Impose night Curfew on children ...

..during CAN 2008-CRI

Kumasi, Dec. 7, GNA- Children's Rights International (CRI), a non-governmental organization (NGO), has proposed the imposition of a night curfew on all children below age 18 years during the upcoming 2008 Africa Cup of Nations competition, to be organized in Ghana. The NGO, a child advocacy group, also recommended that children in that category in the boarding schools should be kept under strict supervision during the period.

Mr. Bright Kweku Appiah, Executive Director of CRI, who made the suggestion at the inauguration of child rights clubs and peer educators groups in the Ashanti Region, in Kumasi on Thursday, suggested that the curfew should start from 2000 hours to 0600 hours the next day. He said such a move would protect children from all forms of exploitation and child labour that could take place during the competition.

Mr. Appiah said children could contract HIV/AIDS due to child prostitution and other forms of sexual abuses that are likely to take place during the competition.

Mr. Appiah said "The best interest of the child shall be the primary consideration by any court, person, institution or other body in any matter concerned with a child." He appealed to the security agencies to periodically monitor the activities of children in the cities and town to help preserve their future.

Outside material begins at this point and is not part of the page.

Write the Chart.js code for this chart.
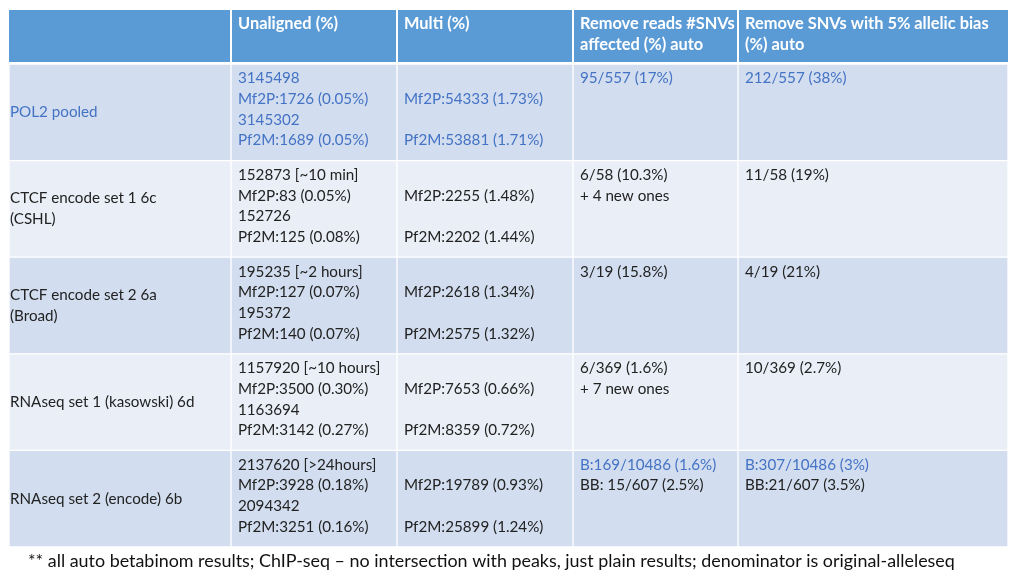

Professor Sekye Awuku Amoah, Director General of the Ghana AIDS Commission, inaugurated the clubs and inducted into office executives of the clubs from the various second cycle schools in the Region said. He said HIV/AIDS was affecting national development and the negative impact of the disease on children and the youth should be a major source of concern to all Ghanaians. Prof Amoah said 42 million people were infected with the HIV/AIDS worldwide and 34 million African children became orphans because their parents died of the disease. He also some of the children dropped-out of school because of stigmatization or lack of funds from their families to support their education.

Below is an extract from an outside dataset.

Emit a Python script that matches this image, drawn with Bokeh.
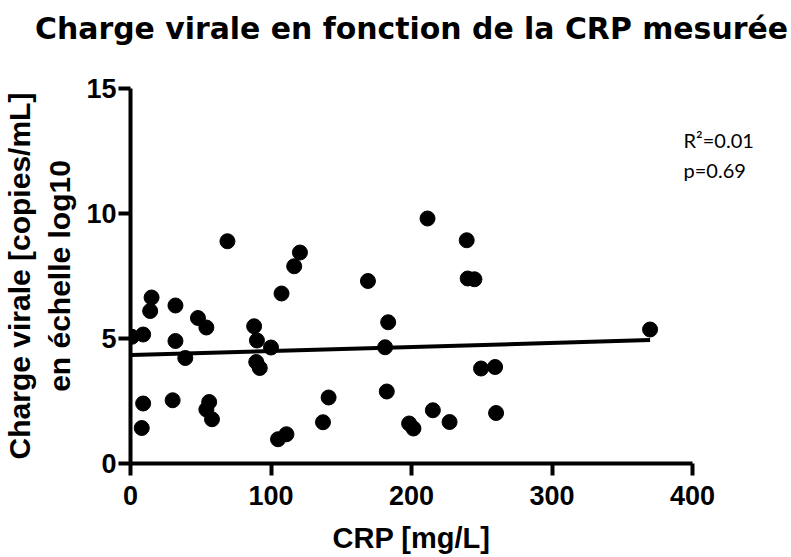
import numpy as np
from bokeh.plotting import figure
from bokeh.models import Range1d, FixedTicker, LinearAxis
from bokeh.embed import file_html
from bokeh.resources import INLINE

# ---- data ----
crp = [1, 9, 15, 14, 32, 48, 54, 32, 39, 9, 8, 30, 56, 54, 58,
       88, 90, 100, 89.5, 92, 105, 111, 69, 107.5, 116.5, 120.6,
       137, 141, 169, 183.4, 181.2, 182.4, 198.3, 201.4, 211.4, 215.2,
       227.1, 239.3, 240, 244.8, 249.5, 259.5, 260.2, 369.8]
charge_log10 = [5.07, 5.16, 6.64, 6.1, 6.32, 5.82, 5.44, 4.9, 4.22, 2.4, 1.42, 2.53, 2.46, 2.16, 1.77,
                5.49, 4.92, 4.64, 4.06, 3.82, 0.97, 1.17, 8.89, 6.8, 7.89, 8.44,
                1.65, 2.64, 7.3, 5.65, 4.65, 2.88, 1.6, 1.4, 9.8, 2.13,
                1.66, 8.93, 7.4, 7.37, 3.8, 3.86, 2.02, 5.36]
x_ticks = [0, 100, 200, 300, 400]
y_ticks = [0, 5, 10, 15]
title_text = "Charge virale en fonction de la CRP mesurée"
x_label = "CRP [mg/L]"
y_label = "Charge virale [copies/mL]\nen échelle log10"
stats_lines = ["p=0.69", "R²=0.01"]   # bottom to top

# linear regression from the data
slope, intercept = np.polyfit(crp, charge_log10, 1)
fit_x = [min(crp), max(crp)]
fit_y = [intercept + slope * v for v in fit_x]

FONT = "Liberation Sans"

p = figure(width=791, height=557, output_backend="svg", toolbar_location=None,
           x_range=Range1d(0, 400), y_range=Range1d(0, 15),
           min_border_left=128, min_border_right=99,
           min_border_top=88, min_border_bottom=94)
p.title = None
p.outline_line_color = None
p.xgrid.visible = False
p.ygrid.visible = False
p.background_fill_color = "white"
p.border_fill_color = "white"

xax = p.below[0]
yax = p.left[0]
for ax in (xax, yax):
    ax.axis_line_width = 4
    ax.axis_line_color = "black"
    ax.major_tick_line_width = 4
    ax.major_tick_line_color = "black"
    ax.major_tick_out = 12
    ax.major_tick_in = 0
    ax.minor_tick_line_color = None
    ax.major_label_text_font = FONT
    ax.major_label_text_font_style = "bold"
    ax.major_label_text_font_size = "27px"
    ax.major_label_text_color = "black"
    ax.axis_label_text_font = FONT
    ax.axis_label_text_font_style = "bold"
    ax.axis_label_text_color = "black"

xax.ticker = FixedTicker(ticks=x_ticks)
yax.ticker = FixedTicker(ticks=y_ticks)
xax.axis_label = x_label
yax.axis_label = y_label
xax.axis_label_text_font_size = "29px"
yax.axis_label_text_font_size = "30px"
xax.major_label_standoff = 10
yax.major_label_standoff = 2
xax.axis_label_standoff = 14
yax.axis_label_standoff = 7
yax.axis_label_text_line_height = 1.22

# chart title, carried by a bare axis above the plotting area
title_axis = LinearAxis(ticker=FixedTicker(ticks=[]), axis_label=title_text,
                        axis_line_color=None, major_tick_line_color=None,
                        minor_tick_line_color=None, major_tick_out=0, major_tick_in=0,
                        major_label_standoff=0, axis_label_standoff=43,
                        axis_label_text_font="DejaVu Sans", axis_label_text_font_style="bold",
                        axis_label_text_font_size="29.9px", axis_label_text_color="black")
p.add_layout(title_axis, "above")

p.line(fit_x, fit_y, line_color="black", line_width=4)
p.scatter(crp, charge_log10, size=15, fill_color="black", line_color="black")

# statistics text, shown as labels of an invisible right-hand axis
p.extra_y_ranges = {"stats": Range1d(-8.767, 3.733)}
stats_axis = LinearAxis(y_range_name="stats",
                        ticker=FixedTicker(ticks=[1, 2]),
                        major_label_overrides={i + 1: t for i, t in enumerate(stats_lines)},
                        axis_line_color=None, major_tick_line_color=None,
                        minor_tick_line_color=None, major_tick_out=0, major_tick_in=0,
                        major_label_standoff=-9,
                        major_label_text_font="Lato", major_label_text_font_size="20px",
                        major_label_text_color="black")
p.add_layout(stats_axis, "right")

open("out.html", "w").write(file_html(p, INLINE))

Prof Amoah urged the peer educators to give psychologically support to people with HIV/AIDS and note that that was lacking in most of the programmes designed for people with AIDS.

Mr. Emmanuel Asamoah Owusu-Ansah, the Regional Minister, said the government ensured the enactment of the Children's Rights Act in 1998 and Juvenile Justice Act in 2003, passage of the Child Trafficking Act in 2005 and the New Education Reform that included early childhood care and development all to protect children from all forms of child abuse and neglect.

He expressed worry about the Region recording the highest rate of child abuse in the country with 1,346 cases out of 5,049 cases. Patience Yaa Amankwah, a student of Saint Louis Senior High School and an Educator cautioned her colleagues that the training given to them, was to help them become initiators but not to disobey and disrespect adults.